IMAT R61 Abstract
In addition to its well-recognized roles in neuronal computation and cardiac contractions, the voltage across the
plasma membrane has been implicated as a fundamental regulator of differentiation and proliferation. The
concurrent regulation of proliferation and stem cell states by membrane voltage contributes to normal tissue
morphogenesis, development, and diseases such as cancer. Membrane hyperpolarization tends to promote
increased differentiation and reduced proliferation while depolarization is associated with immature and
proliferative stem-like cell states. Of clinical relevance, cancer cells and cancer stem-like cells exhibit depolarized
membrane voltage values compared with the normal differentiated cells from which they arise. Despite the
strong association between voltage and cancer cell phenotypes, voltage modulation has not been effectively
exploited as a drug target against cancer, largely reflecting the technological challenges with membrane voltage
measurements in physiologically relevant contexts. Current techniques to measure membrane voltage, including
electrode arrays and voltage sensitive dyes, have limitations in the number of experimental observations
possible, compatibility with complementary phenotypic readouts, the duration of sampling, and the inability to
perform longitudinal cell analyses. These technologic challenges motivate our hypothesis that integration of
genetically encoded voltage and cell cycle sensors will provide a robust and novel high-throughput platform to
identify modulators of membrane voltage and cell proliferation. We propose to develop, optimize, and validate
a cell-based technology platform integrating JEDI, a novel voltage indicator, and FUCCI cell-cycle sensors to
enable real time high-throughput analysis of concurrent changes in voltage and cell proliferation in living cells.

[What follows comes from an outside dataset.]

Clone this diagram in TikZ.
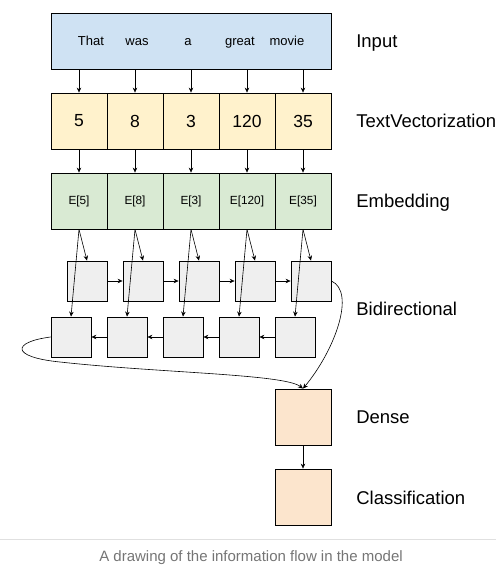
\documentclass[tikz,border=0pt]{standalone}
\usepackage{fontspec}
\setmainfont{Liberation Sans}
\usepackage{xcolor}
\usetikzlibrary{arrows.meta}

\definecolor{inBlue}{HTML}{CFE2F3}
\definecolor{tvYellow}{HTML}{FFF2CC}
\definecolor{emGreen}{HTML}{D9EAD3}
\definecolor{biGray}{HTML}{EFEFEF}
\definecolor{deOrange}{HTML}{FCE5CD}
\definecolor{capGray}{HTML}{757575}

\tikzset{
    cell/.style={draw, line width=0.8pt, minimum width=56pt, minimum height=56pt, inner sep=0pt},
    rnn/.style={draw, line width=0.8pt, fill=biGray, minimum width=40pt, minimum height=40pt, inner sep=0pt},
    layer/.style={anchor=base west, inner sep=0pt, font=\fontsize{18.5}{22}\selectfont}
}

\begin{document}
\begin{tikzpicture}[x=1pt, y=-1pt, >={Stealth[length=5pt,width=4.5pt]}, line width=0.6pt]
    \useasboundingbox (0,0) rectangle (496,585);

    % input sentence
    \node[cell, fill=inBlue, minimum width=280pt] (in) at (191,41) {};
    \begin{scope}[every node/.style={anchor=base, inner sep=0pt, font=\fontsize{13}{15}\selectfont}]
        \node (w1) at (91,46) {That};
        \node (w2) at (137,46) {was};
        \node (w3) at (188,46) {a};
        \node (w4) at (240,46) {great};
        \node (w5) at (287,46) {movie};
    \end{scope}

    % token ids
    \begin{scope}[every node/.style={cell, fill=tvYellow, font=\fontsize{17.5}{20}\selectfont}]
        \node (t1) at (79,121) {5};
        \node (t2) at (135,121) {8};
        \node (t3) at (191,121) {3};
        \node (t4) at (247,121) {120};
        \node (t5) at (303,121) {35};
    \end{scope}

    % embeddings
    \begin{scope}[every node/.style={cell, fill=emGreen, font=\fontsize{11.8}{14}\selectfont}]
        \node (e1) at (79,201) {E[5]};
        \node (e2) at (135,201) {E[8]};
        \node (e3) at (191,201) {E[3]};
        \node (e4) at (247,201) {E[120]};
        \node (e5) at (303,201) {E[35]};
    \end{scope}

    % forward and backward cells
    \node[rnn] (f1) at (87,281) {};
    \node[rnn] (f2) at (143,281) {};
    \node[rnn] (f3) at (199,281) {};
    \node[rnn] (f4) at (255,281) {};
    \node[rnn] (f5) at (311,281) {};
    \node[rnn] (b1) at (71,337) {};
    \node[rnn] (b2) at (127,337) {};
    \node[rnn] (b3) at (183,337) {};
    \node[rnn] (b4) at (239,337) {};
    \node[rnn] (b5) at (295,337) {};

    % dense and classification
    \node[cell, fill=deOrange] (d) at (303,417) {};
    \node[cell, fill=deOrange] (c) at (303,497) {};

    % layer names
    \node[layer] (lIn) at (356,48) {Input};
    \node[layer] (lTv) at (356,127.6) {TextVectorization};
    \node[layer] (lEm) at (356,207.6) {Embedding};
    \node[layer] (lBi) at (356,315.6) {Bidirectional};
    \node[layer] (lDe) at (356,423.6) {Dense};
    \node[layer] (lCl) at (356,504) {Classification};

    \draw [->] (in.south -| t1) -- (t1.north);
    \draw [->] (in.south -| t2) -- (t2.north);
    \draw [->] (in.south -| t3) -- (t3.north);
    \draw [->] (in.south -| t4) -- (t4.north);
    \draw [->] (in.south -| t5) -- (t5.north);

    \draw [->] (t1) -- (e1);
    \draw [->] (t2) -- (e2);
    \draw [->] (t3) -- (e3);
    \draw [->] (t4) -- (e4);
    \draw [->] (t5) -- (e5);

    \draw [->] (e1.south) -- (f1.north);
    \draw [->] (e2.south) -- (f2.north);
    \draw [->] (e3.south) -- (f3.north);
    \draw [->] (e4.south) -- (f4.north);
    \draw [->] (e5.south) -- (f5.north);
    \draw [->] (e1.south) -- (b1.north);
    \draw [->] (e2.south) -- (b2.north);
    \draw [->] (e3.south) -- (b3.north);
    \draw [->] (e4.south) -- (b4.north);
    \draw [->] (e5.south) -- (b5.north);

    \draw [->] (f1) -- (f2);
    \draw [->] (f2) -- (f3);
    \draw [->] (f3) -- (f4);
    \draw [->] (f4) -- (f5);
    \draw [->] (b5) -- (b4);
    \draw [->] (b4) -- (b3);
    \draw [->] (b3) -- (b2);
    \draw [->] (b2) -- (b1);

    \draw [->] (f5.east) .. controls (356,292) and (335,350) .. (d.north);
    \draw [->] (b1.west) .. controls (12,342) and (10,357) .. (60,362) .. controls (160,373) and (285,374) .. (d.north);
    \draw [->] (d) -- (c);

    % caption
    \draw[black!12, line width=0.8pt] (0,539) -- (496,539);
    \node[text=capGray, font=\fontsize{15}{18}\selectfont] (cap) at (251,558) {A drawing of the information flow in the model};
\end{tikzpicture}
\end{document}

To build the platform, we propose to demonstrate high-throughput imaging of voltage dynamics (Aim 1) and cell
cycle states (Aim 2) in glioblastoma stem cells. We next propose to deploy these technologies for high-throughput
quantification of the impact of ion channel-modulating drugs on the membrane voltage and cell-cycle changes
(Aim 3). This novel platform is expected, for the first time, to provide a tool for real-time live cell readouts of
concurrent changes in membrane voltage and cell proliferation. Besides its implications for the treatment of
cancer, we anticipate this platform to have far reaching basic science and clinical translational applications in
neuroscience, stem cell and iPSC biology, cell-based therapies, and cardiovascular diseases.